Mudge didn’t find the suggestion funny. “Look, mate, a joke’s a joke, but this ain’t amusin’.”

“Amusing? I’d say it’s more like poetic justice. Who says fate has no sense of humor?”

“I’m warning you, you skinny ape. Watch it or I’ll—”

“Or you’ll what? Scratch my eyes out?”

The otter growled and yanked his hat down sharply over his ears (or was it her ears?). His hat had changed along with his more personal accessories. Just as Jon-Tom’s had. Actually, he thought the dress he was now clad in rather attractive.

It is truly astonishing, he told himself, the situations that a sense of humor can carry one through.

The effects of the perturbation were most obvious in Mudge and himself, for in Clothahump, Sorbl, and Dormas’s species, the differences in appearance between male and female were not nearly so striking. Mudge continued to try to retreat into his hat, which had turned into a frilly broad-brimmed chapeau that might have been borrowed from some petite southern belle.

“Please do somethin’,” the otter whined, in a tone so pitiful Jon-Tom was moved to look hopefully at Clothahump.

“I could try, sir. It might be a good idea for me to make a stab at reversing the effects of one of these shifts when the change involved isn’t quite as severe as it might be.”

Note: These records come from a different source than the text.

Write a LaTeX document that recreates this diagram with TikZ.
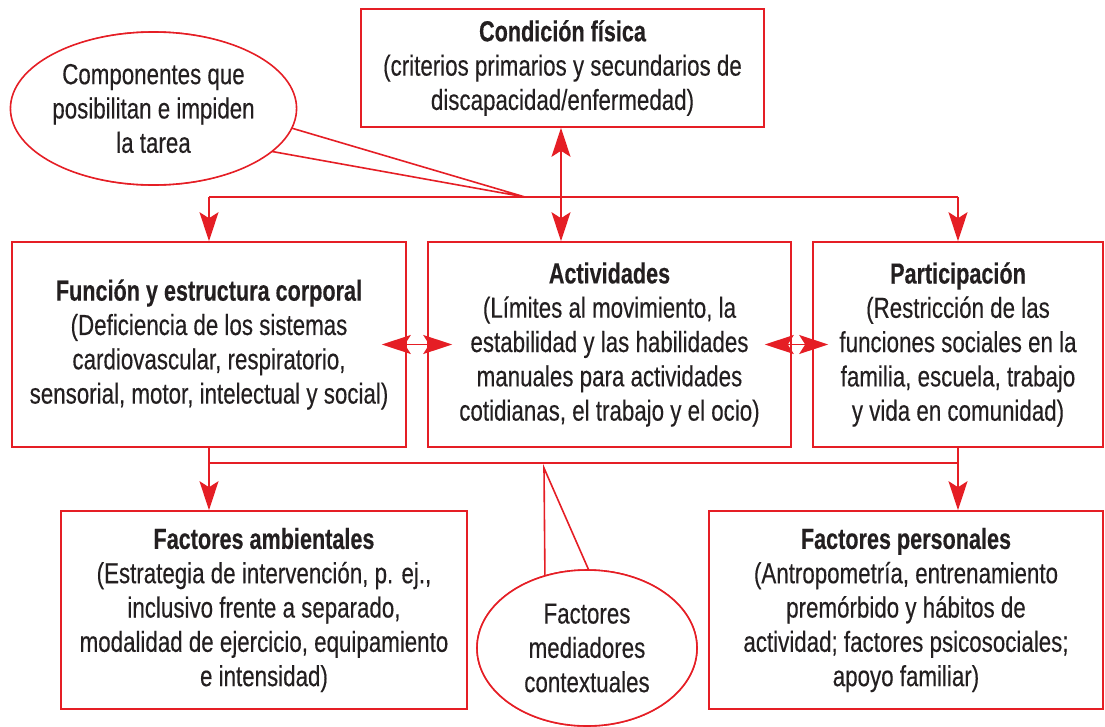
\documentclass[tikz,border=0pt]{standalone}
\usepackage{fontspec}
\setmainfont{Liberation Sans}[FakeStretch=0.77, FakeBold=0.3, BoldFeatures={FakeStretch=0.745}]
\usetikzlibrary{shapes.geometric,arrows.meta,calc}
\definecolor{rd}{HTML}{E51E25}
\definecolor{tx}{HTML}{231F20}
\tikzset{
  txt/.style={text=tx, align=center, font=\fontsize{29}{34.3}\selectfont},
  box/.style={txt, draw=rd, line width=1.6pt, fill=white, inner sep=0pt},
  oval/.style={txt, ellipse, draw=rd, line width=1.6pt, fill=white, inner sep=0pt},
  con/.style={draw=rd, line width=1.6pt},
  tip/.tip={Stealth[length=29pt,width=19pt,inset=6pt]},
  arr/.style={con, -tip},
  dbl/.style={con, tip-tip},
}
\begin{document}
\begin{tikzpicture}[x=1pt,y=-1pt]
\useasboundingbox (0,0) rectangle (1105,726);
% boxes
\node[box, minimum width=403pt, minimum height=118pt] (cond) at (562.5,68)
  {{\bfseries Condición física}\\(criterios primarios y secundarios de\\discapacidad/enfermedad)};
\node[box, minimum width=394pt, minimum height=205pt] (fun) at (209,344.5)
  {{\bfseries Función y estructura corporal}\\(Deficiencia de los sistemas\\cardiovascular, respiratorio,\\sensorial, motor, intelectual y social)};
\node[box, minimum width=363pt, minimum height=205pt] (act) at (609.5,344.5)
  {{\bfseries Actividades}\\(Límites al movimiento, la\\estabilidad y las habilidades\\manuales para actividades\\cotidianas, el trabajo y el ocio)};
\node[box, minimum width=290pt, minimum height=205pt] (par) at (958,344.5)
  {{\bfseries Participación}\\(Restricción de las\\funciones sociales en la\\familia, escuela, trabajo\\y vida en comunidad)};
\node[box, minimum width=406pt, minimum height=198pt] (amb) at (264,610)
  {{\bfseries Factores ambientales}\\(Estrategia de intervención, p. ej.,\\inclusivo frente a separado,\\modalidad de ejercicio, equipamiento\\e intensidad)};
\node[box, minimum width=394pt, minimum height=198pt] (per) at (906,610)
  {{\bfseries Factores personales}\\(Antropometría, entrenamiento\\premórbido y hábitos de\\actividad; factores psicosociales;\\apoyo familiar)};
% junctions
\coordinate (j1) at (525,197);
\coordinate (j2) at (544,463);
\coordinate (k2) at (544,468);
% top connectors
\draw[con] (fun.north |- j1) -- (par.north |- j1);
\draw[arr] (fun.north |- j1) -- (fun.north);
\draw[arr] (par.north |- j1) -- (par.north);
\draw[dbl] ([xshift=-1.5pt]cond.south) -- ([xshift=-1.5pt]cond.south |- act.north);
% middle double arrows
\draw[dbl] ([xshift=-25pt]fun.east) -- ([xshift=25pt]act.west);
\draw[dbl] ([xshift=-27pt]act.east) -- ([xshift=16pt]par.west);
% bottom connectors
\draw[con] (fun.south |- j2) -- (par.south |- j2);
\draw[arr] (fun.south) -- (fun.south |- amb.north);
\draw[arr] (par.south) -- (par.south |- per.north);
% top callout
\node[oval, minimum width=281pt, minimum height=153pt] (e1) at (153.5,108.5) {};
\draw[con] (e1.-8) -- (j1) -- (e1.-20);
\node[oval, minimum width=281pt, minimum height=153pt] (e1b) at (153.5,108.5)
  {Componentes que\\posibilitan e impiden\\la tarea};
% bottom callout
\node[oval, minimum width=220pt, minimum height=156pt] (e2) at (587,648) {};
\draw[con] (e2.120) -- (k2) -- (e2.89);
\node[oval, minimum width=220pt, minimum height=156pt] (e2b) at (587,648)
  {Factores\\mediadores\\contextuales};
\end{tikzpicture}
\end{document}
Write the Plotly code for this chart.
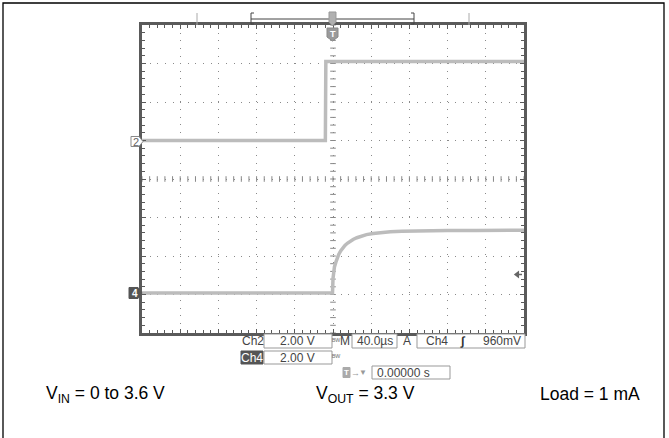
import numpy as np
import plotly.graph_objects as go

# ---- acquisition data: 40 us/div time base, 2.00 V/div on both channels ----
t_ch2 = [-200, -8, -7.5, 200]                      # us
v_ch2 = [0.0, 0.0, 4.1, 4.1]                       # V  (input step)
t_ch4 = [-200, -0.5, 0, 0.5, 1.5, 3, 4.5, 6, 8, 10, 12.5, 15, 18, 21, 25, 30,
         35, 42, 50, 60, 72, 85, 100, 120, 150, 200]
v_ch4 = [0.0, 0.0, 0.75, 1.1, 1.35, 1.6, 1.82, 2.0, 2.18, 2.33, 2.47, 2.58,
         2.69, 2.78, 2.87, 2.96, 3.03, 3.09, 3.14, 3.18, 3.2, 3.22, 3.23,
         3.24, 3.25, 3.26]                         # V  (output rise)

VOLTS_PER_DIV = 2.0
CH2_GND = 1.0          # ground reference position, divisions from centre
CH4_GND = -2.96
TRIG_LEVEL = 0.96      # V on Ch4

readout_row1 = ["Ch2", "2.00 V", "M", "40.0\u00b5s", "A", "Ch4", "\u222b", "960mV"]
readout_row2 = ["Ch4", "2.00 V"]
readout_row3 = "0.00000 s"
captions = ["V<sub>IN</sub> = 0 to 3.6 V", "V<sub>OUT</sub> = 3.3 V", "Load = 1 mA"]

# plot-area pixel frame
L, R, T, B = 142, 524, 25, 333
W, H = R - L, B - T


def px(x):
    return (x - L) / W


def py(y):
    return (B - y) / H


def to_div(v, gnd):
    return [gnd + vv / VOLTS_PER_DIV for vv in v]


FONT = "Liberation Sans, Arial, Helvetica, sans-serif"
GREY_TXT = "#444444"
TRACE = "#bcbcbc"

fig = go.Figure()

# centre graticule cross-hair ticks
xs = np.arange(-200, 200.1, 8)
ys = np.arange(-4, 4.01, 0.2)
fig.add_trace(go.Scatter(x=xs, y=np.zeros_like(xs), mode="markers",
                         marker=dict(symbol="line-ns", size=4,
                                     line=dict(color="#888", width=1)),
                         hoverinfo="skip", showlegend=False))
fig.add_trace(go.Scatter(x=np.zeros_like(ys), y=ys, mode="markers",
                         marker=dict(symbol="line-ew", size=4,
                                     line=dict(color="#888", width=1)),
                         hoverinfo="skip", showlegend=False))

# channel traces
fig.add_trace(go.Scatter(x=t_ch2, y=to_div(v_ch2, CH2_GND), mode="lines",
                         line=dict(color=TRACE, width=3.5), name="Ch2",
                         showlegend=False))
fig.add_trace(go.Scatter(x=t_ch4, y=to_div(v_ch4, CH4_GND), mode="lines",
                         line=dict(color=TRACE, width=3.5), name="Ch4",
                         showlegend=False))

# trigger level arrow on the right edge
trig_div = CH4_GND + TRIG_LEVEL / VOLTS_PER_DIV
fig.add_trace(go.Scatter(x=[193], y=[trig_div], mode="markers",
                         marker=dict(symbol="triangle-left", size=7, color="#666"),
                         hoverinfo="skip", showlegend=False))

shapes = []
annotations = []


def line(x0, y0, x1, y1, color="#444", width=1):
    shapes.append(dict(type="line", xref="paper", yref="paper",
                       x0=px(x0), y0=py(y0), x1=px(x1), y1=py(y1),
                       line=dict(color=color, width=width)))


def rect(x0, y0, x1, y1, fill="white", color="#999", width=1):
    shapes.append(dict(type="rect", xref="paper", yref="paper",
                       x0=px(x0), y0=py(y0), x1=px(x1), y1=py(y1),
                       fillcolor=fill, line=dict(color=color, width=width)))


def poly(pts, fill, color, width=1):
    path = "M " + " L ".join(f"{px(x):.5f},{py(y):.5f}" for x, y in pts) + " Z"
    shapes.append(dict(type="path", xref="paper", yref="paper", path=path,
                       fillcolor=fill, line=dict(color=color, width=width)))


def label(x, y, text, size=12, color=GREY_TXT, xanchor="center"):
    annotations.append(dict(x=px(x), y=py(y), xref="paper", yref="paper",
                            text=text, showarrow=False, xanchor=xanchor,
                            yanchor="middle", borderpad=0,
                            font=dict(family=FONT, size=size, color=color)))


# outer frame of the figure
shapes.append(dict(type="rect", xref="paper", yref="paper",
                   x0=px(3), x1=px(664), y0=py(460), y1=py(3),
                   line=dict(color="black", width=1.3), fillcolor="rgba(0,0,0,0)"))

# record-length bar above the graticule
line(197, 13, 197, 25, color="#aaa")
line(469, 13, 469, 25, color="#aaa")
line(251, 19, 414, 19, color="#444")
line(251, 13, 251, 24, color="#444")
line(414, 13, 414, 24, color="#444")
line(251, 13, 254, 13, color="#444")
line(251, 24, 254, 24, color="#444")
line(411, 13, 414, 13, color="#444")
line(411, 24, 414, 24, color="#444")
poly([(329, 12), (336, 12), (336, 22), (332.5, 26), (329, 22)], "#b0b0b0", "#999")

# trigger position marker
poly([(327, 28), (338, 28), (338, 37), (332.5, 41), (327, 37)], "#9a9a9a", "#8a8a8a")
label(332.5, 33.5, "<b>T</b>", size=9, color="white")

# channel ground markers
poly([(131, 136.5), (139, 136.5), (143, 141.5), (139, 146.5), (131, 146.5)], "white", "#888")
label(136, 141.5, "2", size=11, color="#666")
poly([(129, 287.5), (138, 287.5), (142, 293), (138, 298.5), (129, 298.5)], "#555", "#555")
label(134.5, 293, "<b>4</b>", size=10, color="white")

# short stem of the trigger-level arrow
line(517, 274.5, 522, 274.5, color="#666", width=1.5)

# readout row 1
label(253, 341, readout_row1[0])
rect(264, 334, 332, 348)
label(297, 341, readout_row1[1])
label(336, 341, "\u1d2e\u1d42", size=8, color="#777")
label(345, 341, readout_row1[2])
rect(352, 334, 397, 348)
label(375, 341, readout_row1[3])
label(407, 341, readout_row1[4])
rect(417, 334, 525, 348)
label(437, 341, readout_row1[5])
label(463, 341, "<b>" + readout_row1[6] + "</b>", size=12, color="#333")
label(522, 341, readout_row1[7], xanchor="right")

# readout row 2
rect(241, 351, 263, 364, fill="#555", color="#555")
label(252, 357.5, readout_row2[0], color="white")
rect(264, 351, 332, 364)
label(297, 357.5, readout_row2[1])
label(336, 357.5, "\u1d2e\u1d42", size=8, color="#777")

# readout row 3: horizontal position
rect(343, 367.5, 350, 377.5, fill="#aaa", color="#aaa")
label(346.5, 372.5, "<b>T</b>", size=8, color="white")
label(355.5, 372.5, "\u2192", size=9, color="#999")
label(363, 372, "\u25bc", size=8, color="#999")
rect(372, 366, 450, 379)
label(376, 372.5, readout_row3, xanchor="left")

# caption line
label(105, 394, captions[0], size=17.5, color="black")
label(365, 394, captions[1], size=17.5, color="black")
label(590, 394, captions[2], size=17.5, color="black")

axis_common = dict(showticklabels=False, showline=True, linecolor="#5a5a5a",
                   linewidth=2.5, mirror="allticks", ticks="inside", ticklen=4,
                   tickcolor="#5a5a5a", tickwidth=1, zeroline=False,
                   showgrid=True, gridcolor="#8a8a8a", gridwidth=1,
                   griddash="1px,6.64px", fixedrange=True)

fig.update_layout(
    width=669, height=438,
    margin=dict(l=L, r=669 - R, t=T, b=438 - B),
    paper_bgcolor="white", plot_bgcolor="white",
    xaxis=dict(range=[-200, 200], dtick=40, tick0=-200,
               minor=dict(ticks="inside", ticklen=3, dtick=8, tick0=-200,
                          tickcolor="#5a5a5a", showgrid=False),
               **axis_common),
    yaxis=dict(range=[-4, 4], dtick=1, tick0=-4,
               minor=dict(ticks="inside", ticklen=3, dtick=0.2, tick0=-4,
                          tickcolor="#5a5a5a", showgrid=False),
               **axis_common),
    shapes=shapes,
    annotations=annotations,
    showlegend=False,
)

fig.write_html("out.html", config={"displayModeBar": False})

The wizard looked thoughtful. “Very well, my boy. But do be careful. It is not inconceivable that a badly thrown spell might make things worse.”

“ ‘Ow could things be any worse?” Mudge wanted to know. “Wot could be worse than this?”

“You really can be extraordinarily insulting, you know,” Dormas told him.

“Right now I’m just extraordinarily miserable, lass—or is it to be sir?”

“I don’t know myself,” she murmured. “Let’s see what your spellsinger can do about it.”

Jon-Tom took his time preparing and choosing, keeping Clothahump’s warning in mind. He tried to use songs by both the most masculine and feminine performers he could think of, ended up alternating lyrics by good old Elvis P. with some hot flashes by Tina Turner. The result left something to be desired musically but apparently not magically.

“There,” he said with a sigh, as he cleared his throat and put his duar aside. It had been fun to sing soprano for a while, but he was glad to have his own voice back, though not as glad as Mudge. Once the otter discovered that he was indeed himself again, he bounded from his position by Sorbl’s tree and danced frenziedly around the fire. Only exhaustion finally brought him to a halt.

‘ Tis a true abomination wot’s forcin’ this poor perambulator to wreak such obscene havoc. I’ll personally put ‘im out of ‘is misery when I see ‘is rotten face, I will.”

“I personally hope it is that easy,” Clothahump commented quietly. “Now I suggest that we retire, early as it may be. We will need all our reserves in the event the morrow brings fresh surprises. The next perturbation may require even stronger magic to counter.”